Protectionism refers to government actions and policies that restrict or restrain international trade, often done with the intent of protecting local businesses and jobs from foreign competition. It is considered to be a hindrance to the basic principle of WTO agreements i.e. to promote free and fair trade.
In today’s world tariff and non-tariff barriers are decreasing rapidly as countries are opening their markets to foreign economies. The WTO agreements provides for various trade remedies such as anti-dumping duties, countervailing duties and safeguards in order to protect the domestic industry from the adverse consequences of trade liberalization.
One of the most sought trade remedy is Anti-Dumping.
Dumping is said to occur when an exporter sells a product in an export market at a price below that which is charged for the same or some comparable merchandise in the home market(of the exporter).
The WTO Anti-Dumping Agreement and the GATT gives the right to contracting parties to apply anti-dumping measures, i.e. measures against imports of a product at an export price below its “normal value” (usually it’s the price of the product in the domestic market of the exporting country) if such dumped imports cause injury to a domestic industry in the territory of the importing contracting party (Article VI of the General Agreement on Tariffs and Trade (GATT) in 1947).
The reason why dumping is condemned is because although consumers of dumped products may benefit in the short term from lower prices, dumping sends false market signals about the underlying competitive positions of market participants.
It is pertinent to notice that the dramatic increase in the use of Anti-Dumping law is inversely related to trade liberalization schemes adopted by a country.
When high tariffs are no longer available to protect domestic industries, and most nontariff barriers, such as quotas, are outlawed as they have been in the WTO system, the only remaining effective means of protecting the domestic industry is through the trade remedy law.
Politically, it is easier for a government to punish “unfair” trade practices and to give protection to domestic industry through imposition of penalty antidumping or countervailing duties than to impose higher tariffs or quotas on domestic producers who are unable to compete with the imports.

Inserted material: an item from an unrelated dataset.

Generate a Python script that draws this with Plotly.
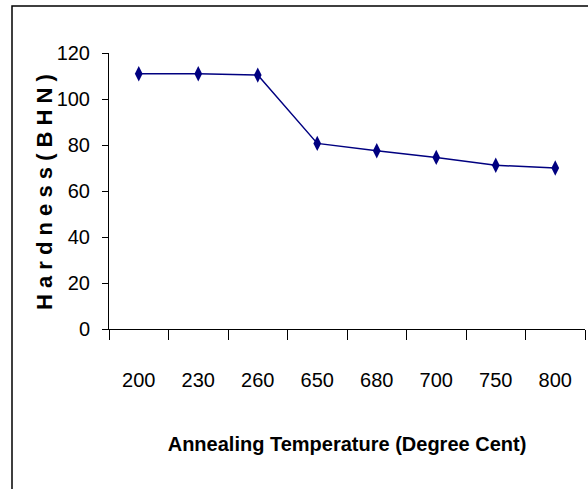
import plotly.graph_objects as go

temperatures = ["200", "230", "260", "650", "680", "700", "750", "800"]
hardness = [111, 111, 110.4, 80.7, 77.5, 74.6, 71.2, 70]
y_ticks = [0, 20, 40, 60, 80, 100, 120]

sans = "Liberation Sans, Arial, sans-serif"

fig = go.Figure()
fig.add_trace(go.Scatter(
    x=temperatures, y=hardness, mode="lines+markers",
    line=dict(color="#000080", width=1.5),
    marker=dict(symbol="diamond-tall", size=11, color="#000080"),
    showlegend=False,
))

L, R, T, B = 109, 3, 53, 160
W, H = 588, 489
pw = W - L - R
ph = H - T - B

fig.update_layout(
    width=W, height=H,
    margin=dict(l=L, r=R, t=T, b=B),
    paper_bgcolor="white", plot_bgcolor="white",
    font=dict(family=sans, size=20, color="black"),
    xaxis=dict(
        type="category", range=[-0.5, 7.5],
        tickson="boundaries", ticks="outside", ticklen=10, tickcolor="black",
        showline=True, linecolor="black", linewidth=1,
        showgrid=False, zeroline=False,
        ticklabelstandoff=33,
        title=dict(text="<b>Annealing Temperature (Degree Cent)</b>",
                   font=dict(family=sans, size=20), standoff=46),
    ),
    yaxis=dict(
        range=[0, 120], tickvals=y_ticks,
        ticks="outside", ticklen=6, tickcolor="black",
        showline=True, linecolor="black", linewidth=1,
        showgrid=False, zeroline=False,
        ticklabelstandoff=8,
    ),
)

fig.add_annotation(
    text="<b>H a r d n e s s ( B H N )</b>",
    xref="paper", yref="paper",
    x=(44 - L) / pw, y=((H - B) - 192) / ph,
    xanchor="center", yanchor="middle",
    textangle=-90, showarrow=False,
    font=dict(family=sans, size=22, color="black"),
)

fig.add_shape(
    type="rect", xref="paper", yref="paper",
    x0=(12 - L) / pw, x1=(600 - L) / pw,
    y0=-(500 - (H - B)) / ph, y1=((H - B) - 6) / ph,
    line=dict(color="black", width=1.5), fillcolor="rgba(0,0,0,0)",
    layer="below",
)

fig.write_html("out.html")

S wherein with the help of sham Dumping calculations, developed countries like the U.S, Canada or The EU increase the cost of foreign products in the domestic markets by imposing duties which they would have been otherwise unable to impose. (the trend has now shifted even to the developing countries)
Surely Anti-Dumping may be justified in cases where foreign exporters are guilty of predatory pricing. The question that comes up at this juncture is, how often does such situation arise?
Logically it’ll be quite rare because predatory pricing relies on the unlikely ability of a single producer to dominate a world market.
The choice between Anti-Dumping and free trade can be understood easily by the Prisoners Dilemma. Everyone wins only if there is cooperation among all players (none of the Countries impose Anti-Dumping Measures).
In the case of noncooperation by one, the defector will gain the most benefits (it can apply anti-dumping duties to others' imports, without it being imposed on its own exports). Others will follow a similar rationale, until finally some late-coming countries are virtually forced to use it to simply level the trade playing field.